Most executives are familiar with the conventional leveraged Employee Stock Ownership Plan (“ESOP”). A less-understood, but sometimes more powerful, vehicle capable of acquiring stock with tax deductible principal payments is the so-called “trickle-down” or “progressive” ESOP. This structure is applicable to a broad spectrum of divestitures, acquisitions and other transactions where the objective is to make tax deductible debt principal payments and minimize dilution.

The “progressive” ESOP provides an opportunity for maximizing the equity position of non-ESOP stockholders. This is accomplished while providing corporate tax deduction for some or all principal payments on the acquisition debt. It is a very flexible tax shield.


  1. The transaction is completed (acquisition, divestiture).
  2. The ESOP is installed prior to the end of the first fiscal year for which the tax-deductions are desired; the actual contributions need not be made until the filing of the corporate return (including extensions).
  3. As the loan payments on the initial transaction debt are made each year by the corporation, newly-issued stock can be contributed to the ESOP in the amount equal to the principal payment – i.e., the stock “trickles down” into the plan as the ESOP “progresses” upward each year.  The value of the stock contributed to the ESOP is tax deductible to the corporation. This effectively means that the debt payment is made with pre-tax dollars. (The contribution declared annually by the board of directors can be less or greater than the principle payments on the acquisition debt.)

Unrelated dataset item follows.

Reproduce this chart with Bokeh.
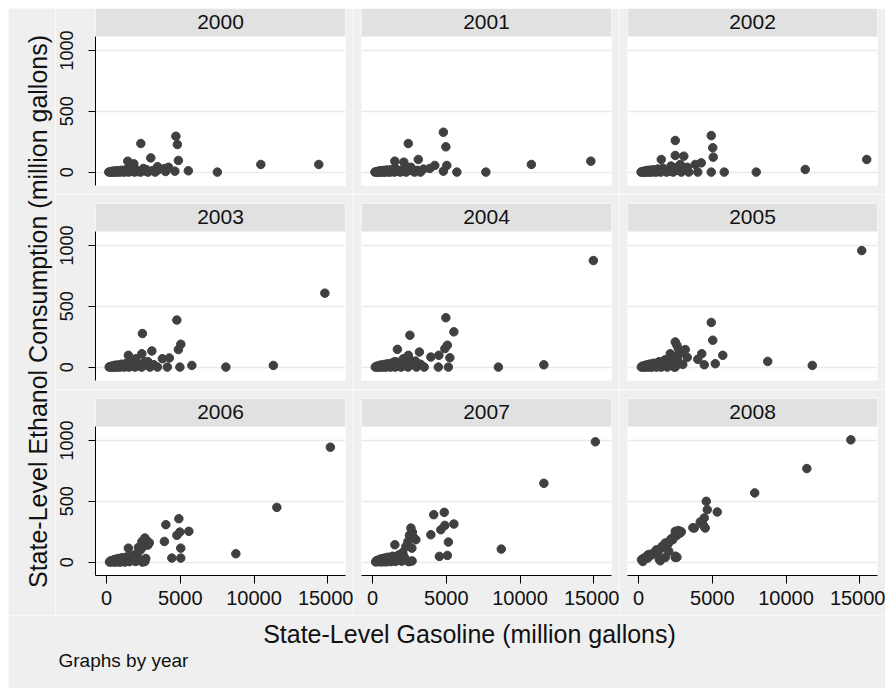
import math
from bokeh.plotting import figure
from bokeh.models import Range1d, FixedTicker, BoxAnnotation, Label
from bokeh.layouts import row, column
from bokeh.embed import file_html
from bokeh.resources import INLINE

# ---------------- data ----------------
years = [2000, 2001, 2002, 2003, 2004, 2005, 2006, 2007, 2008]
x_ticks = [0, 5000, 10000, 15000]
y_ticks = [0, 500, 1000]

gas_2000 = [2325, 4700, 4800, 3000, 1440, 4870, 1850, 3950, 4630, 5545, 7512, 10460, 14390, 3460, 2700,
            150, 250, 300, 350, 400, 420, 450, 500, 600, 650, 700, 750, 800, 900, 1000, 1100, 1200, 1300, 1400, 1500,
            1600, 1700, 1900, 2000, 2100, 2300, 2500, 2600, 2800, 3100, 3300, 3500, 4000, 4200]
eth_2000 = [235, 295, 227, 117, 90, 96, 68, 30, 8, 11, 0, 63, 63, 45, 20,
            0, 2, 0, 5, 0, 3, 8, 0, 10, 2, 0, 12, 5, 0, 15, 3, 0, 20, 5, 0,
            25, 8, 0, 18, 5, 0, 30, 10, 0, 12, 0, 20, 5, 40]

gas_2001 = [4800, 2421, 4970, 3100, 1512, 2122, 4220, 5034, 3880, 4800, 5716, 7682, 10767, 14800, 2600,
            160, 240, 310, 360, 390, 430, 460, 520, 580, 640, 710, 760, 820, 880, 980, 1080, 1180, 1280, 1380, 1480,
            1580, 1720, 1880, 2020, 2150, 2280, 2480, 2650, 2850, 3050, 3250, 3450]
eth_2001 = [328, 235, 208, 104, 90, 82, 55, 55, 30, 8, 0, 0, 63, 90, 40,
            0, 3, 0, 6, 0, 2, 9, 0, 12, 3, 0, 14, 4, 0, 18, 2, 0, 22, 6, 0,
            28, 9, 0, 20, 6, 0, 35, 12, 0, 15, 0, 25]

gas_2002 = [4929, 2488, 5030, 5064, 2488, 3065, 1539, 2827, 3844, 4250, 4013, 4929, 5810, 7980, 11302, 15472, 2200, 3300,
            170, 230, 320, 370, 400, 440, 470, 530, 590, 660, 720, 770, 830, 890, 1000, 1100, 1200, 1300, 1400, 1500,
            1650, 1750, 1900, 2050, 2150, 2350, 2550, 2700, 2900, 3150, 3400]
eth_2002 = [300, 260, 200, 123, 137, 131, 104, 63, 63, 76, 0, 0, 0, 0, 22, 104, 50, 40,
            0, 4, 0, 7, 0, 3, 10, 0, 14, 4, 0, 16, 5, 0, 20, 3, 0, 25, 8, 0,
            32, 12, 0, 22, 8, 0, 38, 15, 0, 18, 0]

gas_2003 = [14800, 4766, 2430, 5035, 4868, 3071, 1478, 2393, 1985, 3783, 4257, 4120, 4970, 5783, 8089, 11310, 2800, 1700,
            180, 240, 330, 380, 410, 450, 480, 540, 600, 670, 730, 780, 840, 900, 1010, 1110, 1210, 1310, 1410, 1520,
            1660, 1780, 1920, 2080, 2200, 2380, 2580, 2720, 2950, 3200, 3450]
eth_2003 = [608, 387, 276, 188, 144, 133, 97, 110, 69, 69, 75, 0, 0, 14, 0, 14, 45, 40,
            0, 5, 0, 8, 0, 4, 12, 0, 16, 5, 0, 18, 6, 0, 24, 4, 0, 30, 10, 0,
            36, 14, 0, 26, 10, 0, 44, 18, 0, 20, 0]

gas_2004 = [14970, 4970, 5512, 2530, 5071, 4902, 1684, 3175, 3953, 4495, 2427, 5240, 2088, 4461, 5140, 8530, 11614, 2900, 1500,
            185, 245, 335, 385, 415, 455, 490, 550, 610, 680, 740, 790, 850, 910, 1020, 1120, 1220, 1320, 1420, 1530,
            1670, 1790, 1930, 2100, 2220, 2400, 2600, 2750, 2980, 3250, 3500]
eth_2004 = [876, 406, 290, 262, 180, 152, 146, 124, 83, 97, 97, 77, 69, 0, 0, 0, 19, 50, 45,
            0, 6, 0, 10, 0, 5, 14, 0, 18, 6, 0, 22, 8, 0, 28, 5, 0, 34, 12, 0,
            40, 16, 0, 30, 12, 0, 50, 20, 0, 24, 0]

gas_2005 = [15133, 4929, 5030, 2488, 3166, 2658, 2150, 4284, 5708, 4013, 4454, 5200, 8760, 11780, 2488, 2700, 2600, 1800, 1400, 2900,
            3300, 2350,
            190, 250, 340, 390, 420, 460, 500, 560, 620, 690, 750, 800, 860, 920, 1030, 1130, 1230, 1330, 1430, 1540,
            1680, 1800, 1950, 2120, 2250, 2420, 2650, 3000]
eth_2005 = [958, 367, 221, 207, 144, 97, 110, 110, 97, 64, 19, 28, 47, 14, 0, 150, 180, 60, 45, 120,
            80, 75,
            0, 8, 0, 12, 2, 6, 16, 0, 20, 8, 0, 26, 10, 0, 32, 6, 0, 38, 14, 0,
            45, 18, 0, 34, 14, 0, 55, 22]

gas_2006 = [15174, 11546, 8766, 4902, 4020, 5580, 4970, 4766, 3920, 5030, 4426, 5030, 2597, 2597, 2900, 2156, 1478, 2597, 2400, 2800,
            2300, 1900, 2700, 2500,
            200, 260, 350, 400, 430, 470, 510, 570, 630, 700, 760, 810, 870, 930, 1040, 1140, 1240, 1340, 1440, 1550,
            1690, 1810, 1960, 2130, 2260, 2430, 2660]
eth_2006 = [945, 450, 69, 357, 308, 253, 247, 220, 170, 115, 33, 33, 198, 157, 160, 121, 115, 5, 170, 140,
            100, 60, 180, 130,
            0, 10, 2, 14, 4, 8, 20, 0, 24, 10, 2, 30, 12, 0, 36, 8, 0, 42, 16, 4,
            48, 20, 5, 38, 16, 0, 30]

gas_2007 = [15107, 11614, 8727, 4861, 4149, 5512, 4902, 4631, 3953, 2699, 2936, 5140, 2665, 1512, 2258, 4529, 5071, 2530, 2600, 2500,
            2800, 2050, 1800, 2400,
            210, 270, 360, 410, 440, 480, 520, 580, 640, 710, 770, 820, 880, 940, 1050, 1150, 1250, 1350, 1450, 1560,
            1700, 1820, 1970, 2140, 2270, 2440, 2680]
eth_2007 = [989, 648, 107, 409, 390, 313, 302, 266, 225, 247, 184, 165, 115, 143, 129, 47, 55, 5, 280, 220,
            200, 80, 60, 170,
            2, 12, 4, 18, 6, 10, 24, 2, 28, 12, 4, 34, 14, 2, 40, 10, 4, 48, 20, 6,
            52, 24, 8, 44, 18, 4, 10]

gas_2008 = [14393, 11410, 7875, 4590, 5336, 4658, 4454, 4183, 3776, 4522, 4400, 4300, 2827, 2488, 2700, 2600, 2319, 2100, 1810, 1600,
            1302, 1302, 1100, 2488, 2600, 1810, 1471, 623, 288, 900, 1000, 500, 400, 700, 800, 1500, 2000, 2200, 3681, 2502,
            1411, 2045, 200, 300, 350, 450, 600, 650, 1200, 2900, 2750, 2400]
eth_2008 = [1005, 769, 569, 500, 412, 431, 363, 330, 280, 280, 300, 320, 239, 253, 260, 220, 184, 170, 157, 130,
            102, 74, 80, 38, 40, 38, 11, 33, 5, 60, 70, 40, 30, 50, 65, 110, 150, 190, 283, 49,
            22, 90, 20, 28, 30, 38, 55, 60, 100, 250, 240, 210]

gasoline = [gas_2000, gas_2001, gas_2002, gas_2003, gas_2004, gas_2005, gas_2006, gas_2007, gas_2008]
ethanol = [eth_2000, eth_2001, eth_2002, eth_2003, eth_2004, eth_2005, eth_2006, eth_2007, eth_2008]

y_title = "State-Level Ethanol Consumption (million gallons)"
x_title = "State-Level Gasoline (million gallons)"
note = "Graphs by year"

# ---------------- style ----------------
FONT = "Liberation Sans"
BG = "#efefef"
HDR = "#e1e1e1"
DOT = "#404040"
XMIN, XMAX = -750, 16200
YMIN, YTOP = -110, 1115       # plot region
YHDR = 1345                  # top incl. header strip

FRAME_W = 250
FRAME_H = 177


def panel(i):
    r, c = divmod(i, 3)
    left = 40 if c == 0 else 8
    right = 8
    top = 0 if r == 0 else 9
    bottom = 40 if r == 2 else 9
    p = figure(width=left + FRAME_W + right, height=top + FRAME_H + bottom,
               x_range=Range1d(XMIN, XMAX), y_range=Range1d(YMIN, YHDR),
               output_backend="svg", toolbar_location=None,
               min_border_left=left, min_border_right=right,
               min_border_top=top, min_border_bottom=bottom)
    p.background_fill_color = "white"
    p.border_fill_color = BG
    p.outline_line_color = None

    p.xgrid.visible = False
    p.ygrid.ticker = FixedTicker(ticks=y_ticks)
    p.ygrid.grid_line_color = "#eaeaea"
    p.ygrid.grid_line_width = 1.5

    for ax, ticks, out, fs in ((p.xaxis[0], x_ticks, 8, "20px"), (p.yaxis[0], y_ticks, 7, "18px")):
        ax.ticker = FixedTicker(ticks=ticks)
        ax.axis_line_color = "black"
        ax.major_tick_line_color = "black"
        ax.minor_tick_line_color = None
        ax.major_tick_in = 0
        ax.major_tick_out = out
        ax.major_label_text_font = FONT
        ax.major_label_text_font_size = fs
        ax.major_label_text_color = "#111111"
    p.xaxis.major_label_standoff = 7
    p.yaxis.major_label_standoff = 15
    p.yaxis.major_label_orientation = "vertical"
    p.yaxis.bounds = (YMIN, YTOP)
    p.xaxis.visible = (r == 2)
    p.yaxis.visible = (c == 0)

    p.add_layout(BoxAnnotation(bottom=YTOP, fill_color=HDR, fill_alpha=1.0,
                               line_color=None))
    p.add_layout(Label(x=(XMIN + XMAX) / 2, y=(YTOP + YHDR) / 2, text=str(years[i]),
                       text_align="center", text_baseline="middle",
                       text_font=FONT, text_font_size="21px", text_color="#111111"))
    p.scatter(gasoline[i], ethanol[i], size=8.5, color=DOT, line_color=DOT)
    return p


panels = [panel(i) for i in range(9)]
grid_h = sum(pp.height for pp in panels[0::3])

left_fig = figure(width=47, height=grid_h, x_range=Range1d(0, 47), y_range=Range1d(grid_h, 0),
                  output_backend="svg", toolbar_location=None,
                  x_axis_location=None, y_axis_location=None, min_border=0)
left_fig.grid.visible = False
left_fig.outline_line_color = None
left_fig.background_fill_color = BG
left_fig.border_fill_color = BG
left_fig.add_layout(Label(x=29, y=303, text=y_title, angle=math.pi / 2,
                          text_align="center", text_baseline="middle",
                          text_font=FONT, text_font_size="25px", text_color="#111111"))

bottom_fig = figure(width=877, height=73, x_range=Range1d(0, 877), y_range=Range1d(73, 0),
                    output_backend="svg", toolbar_location=None,
                    x_axis_location=None, y_axis_location=None, min_border=0)
bottom_fig.grid.visible = False
bottom_fig.outline_line_color = None
bottom_fig.background_fill_color = BG
bottom_fig.border_fill_color = BG
bottom_fig.add_layout(Label(x=461, y=18, text=x_title, text_align="center",
                            text_baseline="middle", text_font=FONT,
                            text_font_size="25px", text_color="#111111"))
bottom_fig.add_layout(Label(x=50, y=45, text=note, text_align="left",
                            text_baseline="middle", text_font=FONT,
                            text_font_size="19px", text_color="#111111"))

grid = column(row(*panels[0:3]), row(*panels[3:6]), row(*panels[6:9]))
layout = column(row(left_fig, grid), bottom_fig, margin=(8, 8, 8, 8))

open("out.html", "w").write(file_html(layout, INLINE))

  4. If the stock value continues to rise, fewer and fewer newly-issued shares are needed each year to equal the amount of the loan payment. This results in less dilution to the existing shareholders than would be the case with the usual leveraged ESOP, which acquires all of the stock sold at the outset.


  1. Greater Control: Contributions are made to the plan as needed, depending on tax and equity considerations.

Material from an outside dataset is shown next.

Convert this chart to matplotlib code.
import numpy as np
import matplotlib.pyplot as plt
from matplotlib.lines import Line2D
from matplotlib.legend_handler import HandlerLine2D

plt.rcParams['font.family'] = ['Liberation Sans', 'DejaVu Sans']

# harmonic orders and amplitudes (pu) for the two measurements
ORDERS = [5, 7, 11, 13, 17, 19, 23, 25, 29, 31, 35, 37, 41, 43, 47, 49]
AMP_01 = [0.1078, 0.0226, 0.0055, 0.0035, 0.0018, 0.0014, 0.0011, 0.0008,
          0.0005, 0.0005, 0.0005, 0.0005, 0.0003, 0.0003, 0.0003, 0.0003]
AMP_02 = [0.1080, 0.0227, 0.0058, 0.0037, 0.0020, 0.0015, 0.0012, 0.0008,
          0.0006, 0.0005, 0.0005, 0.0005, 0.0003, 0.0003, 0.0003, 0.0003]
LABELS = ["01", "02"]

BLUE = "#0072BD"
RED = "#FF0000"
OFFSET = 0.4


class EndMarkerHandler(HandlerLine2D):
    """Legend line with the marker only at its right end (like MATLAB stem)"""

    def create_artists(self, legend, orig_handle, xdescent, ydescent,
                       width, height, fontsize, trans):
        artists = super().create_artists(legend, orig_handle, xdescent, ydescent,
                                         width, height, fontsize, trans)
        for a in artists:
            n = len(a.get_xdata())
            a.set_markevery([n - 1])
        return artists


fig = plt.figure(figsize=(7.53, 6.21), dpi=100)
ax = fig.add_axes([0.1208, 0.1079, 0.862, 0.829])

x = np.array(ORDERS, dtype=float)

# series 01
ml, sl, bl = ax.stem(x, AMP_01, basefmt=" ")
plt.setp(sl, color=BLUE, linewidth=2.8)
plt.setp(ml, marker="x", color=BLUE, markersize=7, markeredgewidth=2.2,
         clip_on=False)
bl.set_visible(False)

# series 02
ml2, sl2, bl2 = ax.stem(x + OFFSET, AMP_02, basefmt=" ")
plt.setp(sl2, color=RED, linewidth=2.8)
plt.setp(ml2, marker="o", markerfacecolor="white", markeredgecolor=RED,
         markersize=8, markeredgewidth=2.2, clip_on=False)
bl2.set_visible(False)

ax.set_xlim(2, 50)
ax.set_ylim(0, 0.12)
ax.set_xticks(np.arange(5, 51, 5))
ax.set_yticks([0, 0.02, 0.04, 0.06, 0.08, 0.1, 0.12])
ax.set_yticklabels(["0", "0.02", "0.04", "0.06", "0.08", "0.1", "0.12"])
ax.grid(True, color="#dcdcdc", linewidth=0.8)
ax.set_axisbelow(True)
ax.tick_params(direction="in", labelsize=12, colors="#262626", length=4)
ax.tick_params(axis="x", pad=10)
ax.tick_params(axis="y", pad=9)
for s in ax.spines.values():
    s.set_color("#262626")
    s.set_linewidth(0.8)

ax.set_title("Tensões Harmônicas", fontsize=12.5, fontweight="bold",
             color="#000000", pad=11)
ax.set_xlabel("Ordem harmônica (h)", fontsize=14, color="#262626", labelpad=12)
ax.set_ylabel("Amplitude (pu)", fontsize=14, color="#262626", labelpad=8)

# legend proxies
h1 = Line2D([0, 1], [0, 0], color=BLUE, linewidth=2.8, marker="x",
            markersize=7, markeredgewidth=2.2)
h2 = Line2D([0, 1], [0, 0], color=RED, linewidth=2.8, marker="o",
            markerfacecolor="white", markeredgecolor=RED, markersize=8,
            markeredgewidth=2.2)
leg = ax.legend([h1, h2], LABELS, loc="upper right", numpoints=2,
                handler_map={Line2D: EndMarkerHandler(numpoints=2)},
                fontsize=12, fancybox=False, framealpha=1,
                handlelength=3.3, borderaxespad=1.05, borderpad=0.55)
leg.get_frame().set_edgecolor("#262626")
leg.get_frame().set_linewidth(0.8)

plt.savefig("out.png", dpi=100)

  2. Equity Growth: The remaining shareholders’ stock value will grow proportional to corporate performance. With this structure the need for complex securities designs can often be avoided.

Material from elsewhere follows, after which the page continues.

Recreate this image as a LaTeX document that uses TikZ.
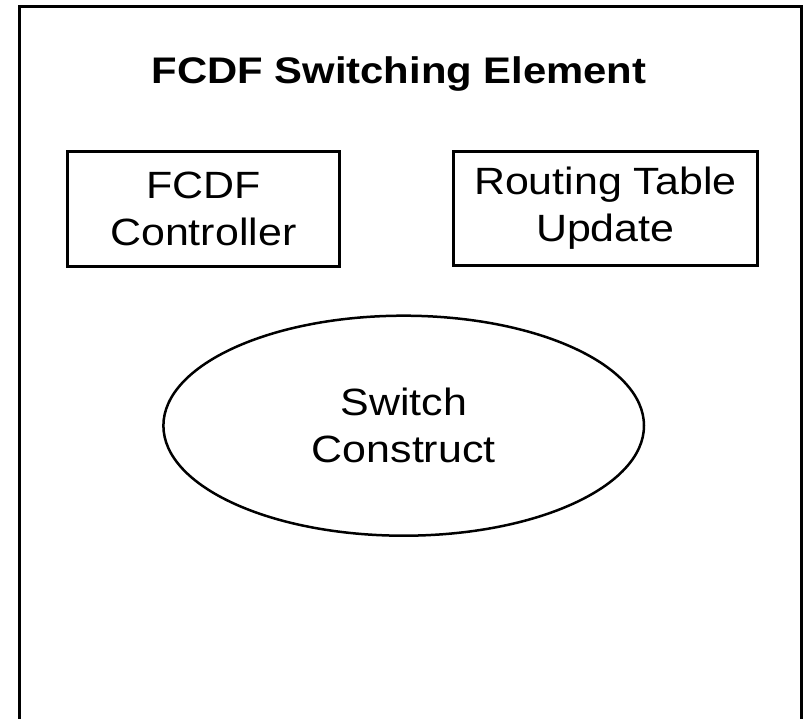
\documentclass[tikz,border=0pt]{standalone}
\usepackage{fontspec}
\setmainfont{Liberation Sans}[FakeStretch=1.13]
\usetikzlibrary{shapes.geometric}
\begin{document}
\begin{tikzpicture}[x=1pt,y=-1pt,
  frame/.style={draw=black,line width=3pt},
  boxnode/.style={draw=black,line width=3pt,rectangle,inner sep=0pt,align=center,
    font=\fontsize{38}{46.7}\selectfont},
  ellnode/.style={draw=black,line width=2.5pt,ellipse,inner sep=0pt,align=center,
    font=\fontsize{38}{46.7}\selectfont},
  titlenode/.style={inner sep=0pt,font=\fontsize{37}{44}\selectfont\bfseries}]
\useasboundingbox (0,0) rectangle (804,719);
\draw[frame] (19.5,6.5) rectangle (801.5,740);
\node[titlenode,anchor=base] (title) at (399,84) {FCDF Switching Element};
\node[boxnode,minimum width=272pt,minimum height=114.7pt] (ctrl) at (203.3,208.7) {FCDF\\Controller};
\node[boxnode,minimum width=304pt,minimum height=114.7pt] (rtu) at (605.3,208.4) {Routing Table\\Update};
\node[ellnode,minimum width=480.6pt,minimum height=220pt] (sw) at (403.7,425.7) {Switch\\Construct};
\end{tikzpicture}
\end{document}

  3. Flexibility: The plan could actually be a stock bonus plan or profit sharing plan for a C corporation. Unlike an ESOP which must hold the highest class of voting shares, these plans would be permitted to receive contributions of different types of company stock, such as preferred stock with no conversion feature, or nonvoting common stock. Only voting common stock can be used for an S corporation ESOP.
  4. With a suitable transaction design, additional non-ESOP stock or other equity-based incentives can be made available to a management group.
  5. The gain in the market value of the company can more than compensate for any dilution to current stockholders, resulting in a net greater value than with the conventionally leveraged ESOP.
  6. No one is excluded from participating in the ESOP.


  1. If the stock value does not grow as forecasted, the dilution to existing shareholders would be increased. However, if the value were to decrease, there would probably be less of a need for a tax deduction and the board of directors could choose to contribute less stock to the ESOP.